16 Mayıs 2013 Perşembe

Anayurt Oteli - Yusuf Atılgan


Zannediyorum ki anlatım tarzını en sevdiğim romanlardan birisiydi Anayurt Oteli. Cümleler hiç bitmiyor, araya yeni yeni tasvirler, tanımlar giriyor ve okuyucunun algıları hep açık tutularak konunun nereye bağlanacağı hep bir sürpriz olarak kalıyor. Yusuf Atılgan edebiyatı hakkında okuduklarım doğruymuş, gerçekten çok başarılı.
Kitabın konusuna gelince; babasından kalan oteli işleten Zebercet’in hayal ve gerçeklik dünyası gecikmiş Ankara treniyle gelen kadının otelinde bir gece konaklamasıyla değişir. Bu kadını saplantı haline getiren Zebercet kadının tekrar geri geleceğini düşünerek odasına kimseyi sokmaz, düzeni bozmaz. Hatta bazen kadının orada olduğunu hayal ederek kendisiyle konuştuğunu zanneder.
Günler geçip kadının gelmeyeceğini yavaş yavaş idrak etmeye başlayınca hayata küser ve oteli belki de bir daha açmamacasına kapatır.
Zebercet’in diğer karakterlerle olan ilişkileri konuşmaları da enteresan, özellikle ortalıkçı kadın, emekli subay, horoz dövüşünde tanıştığı Kemal ile olan konuşmaların bazen gerçek bazen de hayal olduğunu düşündürüyordu.

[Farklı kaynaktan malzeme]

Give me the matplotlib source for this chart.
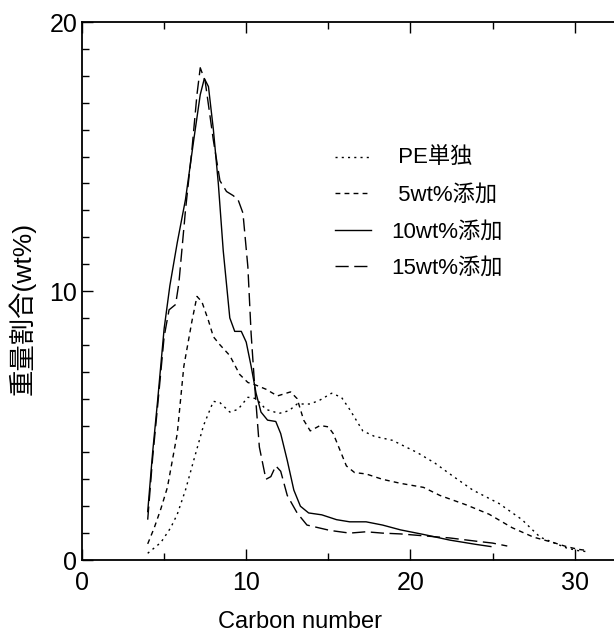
import numpy as np
import matplotlib
matplotlib.use("Agg")
import matplotlib.pyplot as plt
from matplotlib.ticker import MultipleLocator

plt.rcParams['font.family'] = ['Liberation Sans', 'Noto Sans CJK JP', 'DejaVu Sans']

# PE only (dotted)
pe_x = [4.0, 4.4, 4.8, 5.4, 5.8, 6.3, 6.8, 7.4, 8.0, 8.4, 9.0, 9.5, 10.1, 10.6,
        11.2, 12.0, 12.6, 13.1, 13.9, 14.5, 15.2, 15.8, 16.3, 17.1, 17.8, 18.9,
        20.4, 21.5, 22.4, 23.8, 25.4, 26.8, 27.3, 27.9, 28.7, 29.5, 30.2, 30.9]
pe_y = [0.25, 0.45, 0.65, 1.2, 1.7, 2.6, 3.7, 5.0, 5.9, 5.85, 5.5, 5.6, 6.05, 6.0,
        5.6, 5.45, 5.55, 5.8, 5.8, 5.95, 6.2, 6.05, 5.6, 4.8, 4.6, 4.45,
        4.0, 3.6, 3.2, 2.6, 2.1, 1.5, 1.2, 0.85, 0.65, 0.45, 0.35, 0.3]

# 5 wt% additive (short dashes)
w5_x = [4.0, 4.4, 4.8, 5.2, 5.8, 6.2, 6.7, 7.0, 7.3, 7.7, 8.0, 8.4, 9.0, 9.6,
        10.1, 10.6, 11.2, 11.9, 12.7, 13.1, 13.5, 13.9, 14.5, 15.0, 15.3, 15.7,
        16.1, 16.6, 17.3, 18.3, 19.4, 20.8, 21.8, 23.4, 24.8, 26.2, 27.5, 28.7,
        29.5, 30.2, 30.8]
w5_y = [0.6, 1.2, 1.9, 2.7, 4.7, 7.2, 8.9, 9.8, 9.6, 8.9, 8.3, 8.0, 7.6, 6.9,
        6.6, 6.5, 6.35, 6.1, 6.25, 6.0, 5.2, 4.8, 5.0, 4.95, 4.7, 4.1,
        3.5, 3.25, 3.2, 3.0, 2.85, 2.7, 2.4, 2.05, 1.7, 1.2, 0.85, 0.65,
        0.5, 0.4, 0.35]

# 10 wt% additive (solid)
w10_x = [4.0, 4.3, 4.6, 5.0, 5.35, 5.8, 6.3, 6.8, 7.2, 7.45, 7.7, 8.0, 8.3, 8.6,
         9.0, 9.3, 9.7, 10.0, 10.3, 10.6, 10.9, 11.3, 11.8, 12.1, 12.5, 12.9,
         13.3, 13.8, 14.6, 15.5, 16.3, 17.3, 18.3, 19.4, 20.8, 22.4, 24.0, 24.9]
w10_y = [1.8, 4.0, 5.9, 8.6, 10.2, 11.8, 13.4, 15.6, 17.3, 17.9, 17.6, 16.0, 14.0, 11.5,
         9.0, 8.5, 8.5, 8.1, 7.2, 6.2, 5.5, 5.2, 5.15, 4.7, 3.7, 2.6,
         2.0, 1.75, 1.68, 1.5, 1.42, 1.42, 1.3, 1.12, 0.95, 0.74, 0.58, 0.5]

# 15 wt% additive (long dashes)
w15_x = [4.0, 4.3, 4.6, 5.0, 5.3, 5.7, 5.9, 6.3, 6.7, 7.0, 7.2, 7.5, 8.0, 8.4,
         8.8, 9.2, 9.5, 9.8, 10.1, 10.3, 10.5, 10.8, 11.2, 11.5, 11.8, 12.1,
         12.5, 13.1, 13.7, 14.4, 15.1, 16.3, 17.3, 18.3, 19.4, 20.8, 22.4, 24.0,
         25.0, 25.9]
w15_y = [1.5, 3.8, 5.7, 8.3, 9.3, 9.5, 10.3, 13.0, 15.3, 17.3, 18.3, 17.8, 15.6, 14.1,
         13.7, 13.55, 13.4, 12.9, 10.9, 8.4, 6.6, 4.2, 3.0, 3.1, 3.5, 3.3,
         2.4, 1.75, 1.3, 1.2, 1.1, 1.0, 1.05, 1.0, 0.97, 0.9, 0.82, 0.7,
         0.63, 0.52]

labels = [' PE単独', ' 5wt%添加', '10wt%添加', '15wt%添加']

fig = plt.figure(figsize=(6.14, 6.33), dpi=100)
ax = fig.add_axes([0.1336, 0.1153, 0.8664, 0.8499])

ax.plot(pe_x, pe_y, color='black', lw=1.0, dashes=(1.5, 3.0), label=labels[0])
ax.plot(w5_x, w5_y, color='black', lw=1.0, dashes=(3.5, 3.0), label=labels[1])
ax.plot(w10_x, w10_y, color='black', lw=1.0, label=labels[2])
ax.plot(w15_x, w15_y, color='black', lw=1.0, dashes=(9.5, 4.0), label=labels[3])

ax.set_xlim(0, 32.4)
ax.set_ylim(0, 20)
ax.xaxis.set_major_locator(MultipleLocator(10))
ax.xaxis.set_minor_locator(MultipleLocator(5))
ax.yaxis.set_major_locator(MultipleLocator(10))
ax.yaxis.set_minor_locator(MultipleLocator(1))
ax.tick_params(which='both', direction='in', top=True, right=False, labelsize=18, width=1)
ax.tick_params(which='major', length=8)
ax.tick_params(which='minor', length=5)
ax.tick_params(axis='x', pad=8)
ax.spines['right'].set_visible(False)
for s in ['left', 'top', 'bottom']:
    ax.spines[s].set_linewidth(1.3)

ax.set_xlabel('Carbon number', fontsize=17)
ax.set_ylabel('重量割合(wt%)', fontsize=19)
ax.xaxis.set_label_coords(0.41, -0.095)
ax.yaxis.set_label_coords(-0.088, 0.467)

ax.legend(loc='upper left', bbox_to_anchor=(0.4756, 0.765), frameon=False,
          fontsize=16, handlelength=1.6, handletextpad=0.95, labelspacing=0.7,
          borderpad=0, borderaxespad=0)

fig.savefig('out.png', dpi=100)
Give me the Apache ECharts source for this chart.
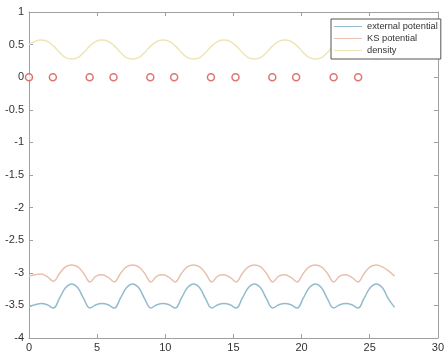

Ben kitaplarını okumayı tercih ediyorum ama dileyenler için Macit Koper’in 1986 yılında yönetmenliğini yaptığı bir filmi de var. Bu filmde festivallerde hatırı sayılır miktarda ödüle sahip.
Altını çizdiklerim;
“Yüksek sesle konuşulanlar, tartışılanlar hep bilinen şeyler olduğuna göre ülkenin yönetimini asıl etkileyen, düzenleyen şeyler bu fısıltılarda gizliydi anlaşılan.” S- 24
“Ne çok yalan söyleniyordu yeryüzünde; sözle, yazıyla, resimle ya da susarak.” S- 53
“Bir eylemin ertesini, sonuçlarını göze alabilirse ya da bunlara kayıtsız kalabilirse, insanın yapamayacağı şey yoktu.” S- 89
“Değişmez tek bir kesinlik vardı vardı insan için: Ölüm” S- 105
Arka kapaktan;
“Ne ölü, ne sağ” bir yaşamın kahramanı Zebercet. Gözünü açtığı ve yaşadığı Anayurt Oteli’yle aynı kaderi paylaşıyor: Birbirine benzeyen geçici ilişkilerle geçen günler, yalnız ve tek başına sürüklenen bir hayat.